Nothing should be output except the lines from the one containing "Give me the matplotlib source for this chart." through the one containing "from matplotlib.ticker import", both ends included, each repeated exactly.

__Dataset entries__:
▶

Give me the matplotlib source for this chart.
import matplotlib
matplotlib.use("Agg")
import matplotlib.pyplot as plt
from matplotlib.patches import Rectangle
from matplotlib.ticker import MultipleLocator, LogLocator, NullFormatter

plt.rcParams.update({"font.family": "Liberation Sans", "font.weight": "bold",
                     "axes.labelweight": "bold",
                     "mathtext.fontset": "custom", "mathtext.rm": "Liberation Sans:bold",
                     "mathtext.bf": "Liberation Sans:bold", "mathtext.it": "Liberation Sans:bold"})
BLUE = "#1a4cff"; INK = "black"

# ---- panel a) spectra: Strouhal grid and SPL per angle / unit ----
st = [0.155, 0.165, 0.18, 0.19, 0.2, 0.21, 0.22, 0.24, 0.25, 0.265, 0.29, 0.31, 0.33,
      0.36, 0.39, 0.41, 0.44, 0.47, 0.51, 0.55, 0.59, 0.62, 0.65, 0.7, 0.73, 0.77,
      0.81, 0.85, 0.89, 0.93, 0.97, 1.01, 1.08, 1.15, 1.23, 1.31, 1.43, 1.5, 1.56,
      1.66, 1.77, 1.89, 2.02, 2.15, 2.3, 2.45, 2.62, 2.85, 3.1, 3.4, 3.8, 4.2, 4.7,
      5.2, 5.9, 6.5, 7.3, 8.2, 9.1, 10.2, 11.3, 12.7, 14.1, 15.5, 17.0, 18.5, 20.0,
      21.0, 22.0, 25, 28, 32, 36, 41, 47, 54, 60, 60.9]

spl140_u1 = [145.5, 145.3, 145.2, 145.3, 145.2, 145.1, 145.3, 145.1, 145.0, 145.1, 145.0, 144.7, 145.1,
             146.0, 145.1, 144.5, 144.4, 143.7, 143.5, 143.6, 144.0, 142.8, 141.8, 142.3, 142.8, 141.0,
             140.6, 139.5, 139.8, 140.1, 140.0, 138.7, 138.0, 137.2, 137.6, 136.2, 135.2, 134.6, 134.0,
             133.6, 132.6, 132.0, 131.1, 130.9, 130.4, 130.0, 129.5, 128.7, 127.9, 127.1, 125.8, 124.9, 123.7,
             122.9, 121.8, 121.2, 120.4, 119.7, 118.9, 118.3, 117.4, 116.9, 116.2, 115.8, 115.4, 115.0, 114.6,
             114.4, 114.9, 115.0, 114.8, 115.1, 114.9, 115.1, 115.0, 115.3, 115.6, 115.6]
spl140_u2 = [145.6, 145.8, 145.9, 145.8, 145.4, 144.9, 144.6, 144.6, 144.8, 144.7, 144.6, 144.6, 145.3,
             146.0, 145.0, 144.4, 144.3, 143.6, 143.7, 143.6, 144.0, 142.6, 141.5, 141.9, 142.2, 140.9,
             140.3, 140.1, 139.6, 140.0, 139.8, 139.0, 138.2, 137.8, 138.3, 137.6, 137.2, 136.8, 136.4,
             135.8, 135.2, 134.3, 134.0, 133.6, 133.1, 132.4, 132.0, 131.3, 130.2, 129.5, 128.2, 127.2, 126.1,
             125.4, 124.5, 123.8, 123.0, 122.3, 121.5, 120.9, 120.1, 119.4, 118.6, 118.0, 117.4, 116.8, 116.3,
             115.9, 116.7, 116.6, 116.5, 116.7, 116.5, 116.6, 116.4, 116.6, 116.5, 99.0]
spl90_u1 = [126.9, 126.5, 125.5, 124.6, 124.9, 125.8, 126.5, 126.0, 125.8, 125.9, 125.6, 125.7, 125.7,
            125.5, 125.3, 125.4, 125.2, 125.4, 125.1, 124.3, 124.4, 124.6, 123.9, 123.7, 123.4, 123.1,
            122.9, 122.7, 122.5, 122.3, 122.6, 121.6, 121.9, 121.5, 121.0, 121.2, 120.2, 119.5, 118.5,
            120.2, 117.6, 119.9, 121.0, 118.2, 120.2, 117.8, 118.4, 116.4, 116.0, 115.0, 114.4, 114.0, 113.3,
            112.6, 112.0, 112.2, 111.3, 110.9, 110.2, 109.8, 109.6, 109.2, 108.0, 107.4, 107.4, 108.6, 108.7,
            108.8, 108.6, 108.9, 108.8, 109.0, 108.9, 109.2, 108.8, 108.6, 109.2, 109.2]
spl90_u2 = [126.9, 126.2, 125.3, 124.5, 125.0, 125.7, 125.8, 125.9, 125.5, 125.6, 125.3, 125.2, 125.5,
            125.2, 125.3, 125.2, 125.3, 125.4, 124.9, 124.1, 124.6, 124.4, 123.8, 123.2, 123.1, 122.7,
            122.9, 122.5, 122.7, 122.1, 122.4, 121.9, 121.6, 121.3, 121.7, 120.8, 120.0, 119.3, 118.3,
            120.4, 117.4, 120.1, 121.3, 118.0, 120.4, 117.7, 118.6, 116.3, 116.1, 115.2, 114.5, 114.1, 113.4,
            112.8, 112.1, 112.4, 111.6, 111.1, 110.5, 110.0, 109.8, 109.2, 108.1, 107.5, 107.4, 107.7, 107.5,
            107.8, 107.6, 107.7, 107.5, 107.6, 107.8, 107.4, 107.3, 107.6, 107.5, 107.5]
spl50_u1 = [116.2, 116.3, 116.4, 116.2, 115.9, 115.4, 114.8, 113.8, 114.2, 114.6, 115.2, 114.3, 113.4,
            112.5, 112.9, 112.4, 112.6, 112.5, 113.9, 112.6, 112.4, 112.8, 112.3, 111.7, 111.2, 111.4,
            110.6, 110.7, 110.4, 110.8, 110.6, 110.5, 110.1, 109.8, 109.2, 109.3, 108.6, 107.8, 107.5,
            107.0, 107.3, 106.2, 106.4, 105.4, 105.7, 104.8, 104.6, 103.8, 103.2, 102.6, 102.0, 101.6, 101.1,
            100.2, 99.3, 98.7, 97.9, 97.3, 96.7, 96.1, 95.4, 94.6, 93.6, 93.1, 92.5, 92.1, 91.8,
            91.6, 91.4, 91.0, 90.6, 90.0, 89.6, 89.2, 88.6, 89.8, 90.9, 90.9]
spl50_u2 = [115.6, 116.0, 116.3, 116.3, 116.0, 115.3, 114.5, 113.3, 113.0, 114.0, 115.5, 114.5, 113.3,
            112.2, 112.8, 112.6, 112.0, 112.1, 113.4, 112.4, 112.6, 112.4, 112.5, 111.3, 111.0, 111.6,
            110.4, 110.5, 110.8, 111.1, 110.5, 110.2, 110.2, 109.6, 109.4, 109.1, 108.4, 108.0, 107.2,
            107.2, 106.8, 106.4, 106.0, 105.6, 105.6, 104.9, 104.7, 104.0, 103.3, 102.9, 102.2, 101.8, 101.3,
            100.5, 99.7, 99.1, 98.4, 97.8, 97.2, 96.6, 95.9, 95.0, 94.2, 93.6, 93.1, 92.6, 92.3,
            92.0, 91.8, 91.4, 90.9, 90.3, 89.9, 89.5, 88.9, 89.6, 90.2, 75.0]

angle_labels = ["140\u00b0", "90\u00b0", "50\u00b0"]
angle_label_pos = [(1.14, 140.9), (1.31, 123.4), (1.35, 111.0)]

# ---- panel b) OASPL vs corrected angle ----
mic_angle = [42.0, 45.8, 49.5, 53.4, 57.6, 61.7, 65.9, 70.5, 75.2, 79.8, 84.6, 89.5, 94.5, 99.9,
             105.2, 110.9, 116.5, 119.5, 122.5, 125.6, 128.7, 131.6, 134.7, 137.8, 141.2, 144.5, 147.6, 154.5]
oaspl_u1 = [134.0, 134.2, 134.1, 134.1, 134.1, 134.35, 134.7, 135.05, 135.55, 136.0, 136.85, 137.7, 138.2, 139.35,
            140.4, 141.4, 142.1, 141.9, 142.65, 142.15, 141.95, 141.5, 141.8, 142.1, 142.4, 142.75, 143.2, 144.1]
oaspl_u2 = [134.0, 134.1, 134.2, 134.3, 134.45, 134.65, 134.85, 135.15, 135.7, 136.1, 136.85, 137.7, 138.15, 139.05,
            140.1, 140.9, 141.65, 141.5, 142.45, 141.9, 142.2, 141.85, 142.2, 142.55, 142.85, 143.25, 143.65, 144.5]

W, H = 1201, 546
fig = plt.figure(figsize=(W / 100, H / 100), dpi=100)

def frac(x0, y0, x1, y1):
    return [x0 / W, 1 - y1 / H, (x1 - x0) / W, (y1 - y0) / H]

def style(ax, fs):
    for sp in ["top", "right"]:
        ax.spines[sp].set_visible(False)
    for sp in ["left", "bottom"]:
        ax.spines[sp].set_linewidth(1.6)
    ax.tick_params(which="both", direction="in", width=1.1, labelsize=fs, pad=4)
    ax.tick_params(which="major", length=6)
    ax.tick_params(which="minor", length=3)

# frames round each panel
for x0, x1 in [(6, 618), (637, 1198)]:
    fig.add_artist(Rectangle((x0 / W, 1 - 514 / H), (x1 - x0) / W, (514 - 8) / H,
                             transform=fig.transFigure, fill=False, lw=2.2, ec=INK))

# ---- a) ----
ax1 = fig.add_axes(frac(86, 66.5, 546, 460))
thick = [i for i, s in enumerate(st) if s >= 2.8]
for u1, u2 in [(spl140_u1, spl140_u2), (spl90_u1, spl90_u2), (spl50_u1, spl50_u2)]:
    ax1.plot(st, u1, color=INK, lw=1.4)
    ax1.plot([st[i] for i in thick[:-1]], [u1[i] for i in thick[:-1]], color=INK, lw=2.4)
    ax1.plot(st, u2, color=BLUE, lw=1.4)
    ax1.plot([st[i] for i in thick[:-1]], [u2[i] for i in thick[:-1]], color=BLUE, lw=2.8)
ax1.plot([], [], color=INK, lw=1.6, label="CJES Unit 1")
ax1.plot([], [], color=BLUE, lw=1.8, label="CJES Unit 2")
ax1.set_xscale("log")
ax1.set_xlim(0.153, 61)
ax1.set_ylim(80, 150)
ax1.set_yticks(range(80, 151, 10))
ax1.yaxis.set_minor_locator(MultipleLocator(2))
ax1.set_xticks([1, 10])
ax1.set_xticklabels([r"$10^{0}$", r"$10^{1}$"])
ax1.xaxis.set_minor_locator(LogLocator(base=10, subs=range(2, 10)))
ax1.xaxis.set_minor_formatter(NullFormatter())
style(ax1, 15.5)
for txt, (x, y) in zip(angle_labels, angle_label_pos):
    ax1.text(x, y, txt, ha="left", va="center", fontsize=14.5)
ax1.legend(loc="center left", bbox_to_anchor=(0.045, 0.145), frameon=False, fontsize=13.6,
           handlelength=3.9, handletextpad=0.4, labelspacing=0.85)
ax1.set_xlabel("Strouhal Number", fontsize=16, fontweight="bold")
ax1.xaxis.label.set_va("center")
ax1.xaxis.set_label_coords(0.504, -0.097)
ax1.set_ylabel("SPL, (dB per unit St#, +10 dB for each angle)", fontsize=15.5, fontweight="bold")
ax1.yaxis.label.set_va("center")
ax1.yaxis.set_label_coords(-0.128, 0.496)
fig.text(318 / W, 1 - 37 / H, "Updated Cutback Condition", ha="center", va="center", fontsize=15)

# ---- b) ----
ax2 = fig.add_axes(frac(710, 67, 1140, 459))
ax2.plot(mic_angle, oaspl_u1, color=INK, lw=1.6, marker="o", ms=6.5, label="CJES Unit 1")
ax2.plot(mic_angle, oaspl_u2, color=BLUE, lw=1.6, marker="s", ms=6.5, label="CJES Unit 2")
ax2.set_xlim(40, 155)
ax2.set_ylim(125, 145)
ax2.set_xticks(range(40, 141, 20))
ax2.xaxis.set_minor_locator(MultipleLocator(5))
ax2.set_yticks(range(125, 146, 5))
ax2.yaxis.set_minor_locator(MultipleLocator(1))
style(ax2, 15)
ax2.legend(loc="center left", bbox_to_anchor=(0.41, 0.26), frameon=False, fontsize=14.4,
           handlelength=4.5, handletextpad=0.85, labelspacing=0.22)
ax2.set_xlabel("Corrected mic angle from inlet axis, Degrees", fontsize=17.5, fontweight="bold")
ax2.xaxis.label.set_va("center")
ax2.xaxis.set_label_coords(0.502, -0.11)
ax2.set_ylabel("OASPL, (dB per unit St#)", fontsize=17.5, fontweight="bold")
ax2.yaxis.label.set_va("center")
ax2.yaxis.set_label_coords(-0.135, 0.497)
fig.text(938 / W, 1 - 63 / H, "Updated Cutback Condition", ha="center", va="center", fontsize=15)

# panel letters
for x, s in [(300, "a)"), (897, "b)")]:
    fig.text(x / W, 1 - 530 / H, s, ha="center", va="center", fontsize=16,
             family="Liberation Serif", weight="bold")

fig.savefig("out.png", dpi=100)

◀
▶

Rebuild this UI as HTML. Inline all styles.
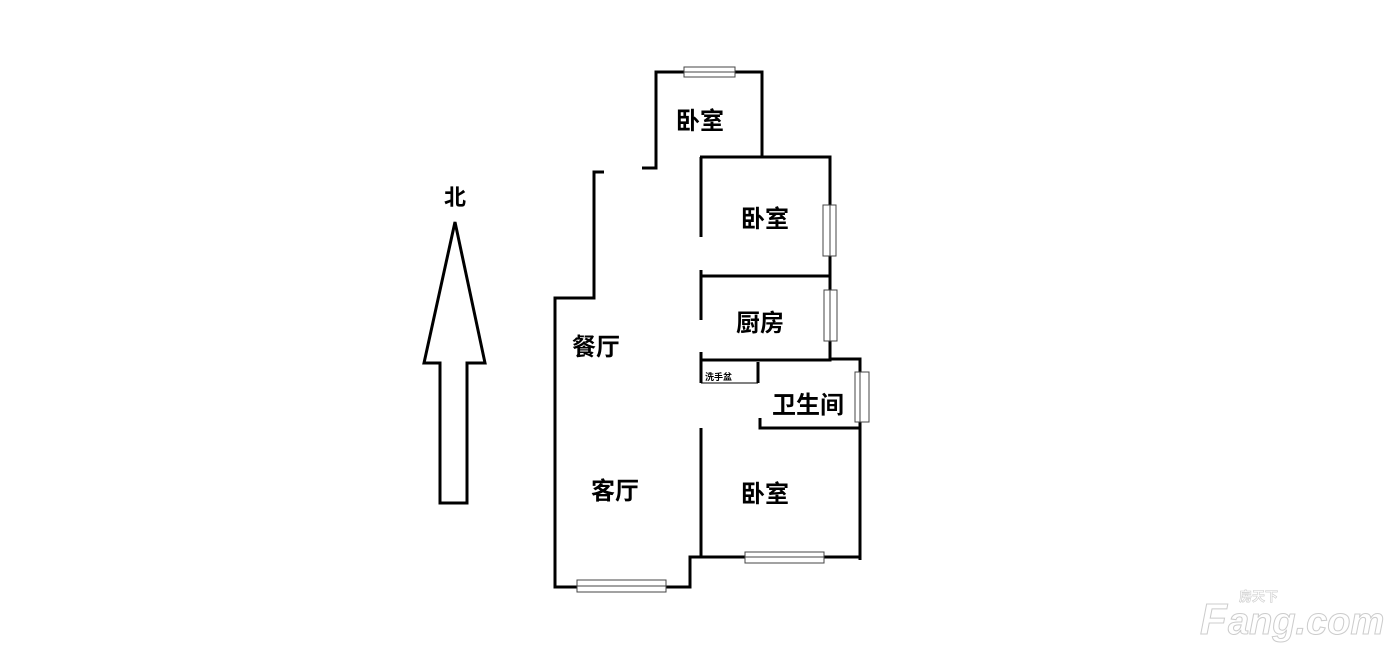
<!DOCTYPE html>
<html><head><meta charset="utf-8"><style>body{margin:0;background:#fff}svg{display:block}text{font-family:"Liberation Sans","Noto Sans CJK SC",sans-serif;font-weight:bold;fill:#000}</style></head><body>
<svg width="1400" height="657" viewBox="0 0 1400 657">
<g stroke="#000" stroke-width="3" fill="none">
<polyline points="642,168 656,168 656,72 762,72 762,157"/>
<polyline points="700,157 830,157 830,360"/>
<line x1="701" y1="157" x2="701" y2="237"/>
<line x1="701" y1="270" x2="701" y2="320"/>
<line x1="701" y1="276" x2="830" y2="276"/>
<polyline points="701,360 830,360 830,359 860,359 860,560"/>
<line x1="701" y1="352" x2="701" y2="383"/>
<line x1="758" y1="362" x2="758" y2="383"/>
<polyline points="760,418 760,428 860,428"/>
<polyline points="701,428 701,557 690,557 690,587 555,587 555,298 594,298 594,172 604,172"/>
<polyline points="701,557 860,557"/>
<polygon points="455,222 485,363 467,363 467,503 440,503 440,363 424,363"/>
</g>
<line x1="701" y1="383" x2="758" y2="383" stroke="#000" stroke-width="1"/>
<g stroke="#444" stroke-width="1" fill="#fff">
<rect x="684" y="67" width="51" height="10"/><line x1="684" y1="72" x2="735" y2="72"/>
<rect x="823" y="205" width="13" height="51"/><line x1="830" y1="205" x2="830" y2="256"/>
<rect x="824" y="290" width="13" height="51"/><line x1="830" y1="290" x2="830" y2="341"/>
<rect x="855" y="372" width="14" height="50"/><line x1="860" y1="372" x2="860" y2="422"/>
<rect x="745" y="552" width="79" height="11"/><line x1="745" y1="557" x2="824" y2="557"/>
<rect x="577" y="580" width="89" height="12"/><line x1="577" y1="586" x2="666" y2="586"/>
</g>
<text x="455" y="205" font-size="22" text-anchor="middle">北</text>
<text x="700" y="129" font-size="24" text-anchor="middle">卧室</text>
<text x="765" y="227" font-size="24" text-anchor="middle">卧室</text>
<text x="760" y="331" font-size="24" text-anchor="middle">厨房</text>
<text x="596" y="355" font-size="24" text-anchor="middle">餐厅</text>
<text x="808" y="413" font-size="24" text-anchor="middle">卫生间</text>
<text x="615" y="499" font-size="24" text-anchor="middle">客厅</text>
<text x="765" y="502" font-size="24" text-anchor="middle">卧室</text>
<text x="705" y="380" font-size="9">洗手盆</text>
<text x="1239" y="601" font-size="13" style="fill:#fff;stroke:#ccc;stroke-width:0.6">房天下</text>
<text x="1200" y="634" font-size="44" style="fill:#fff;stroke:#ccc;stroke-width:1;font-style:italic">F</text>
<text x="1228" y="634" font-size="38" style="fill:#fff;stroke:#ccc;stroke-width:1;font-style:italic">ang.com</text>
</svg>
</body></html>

◀

__Output of the exercise__:
Give me the matplotlib source for this chart.
import matplotlib
matplotlib.use("Agg")
import matplotlib.pyplot as plt
from matplotlib.patches import Rectangle
from matplotlib.ticker import MultipleLocator, LogLocator, NullFormatter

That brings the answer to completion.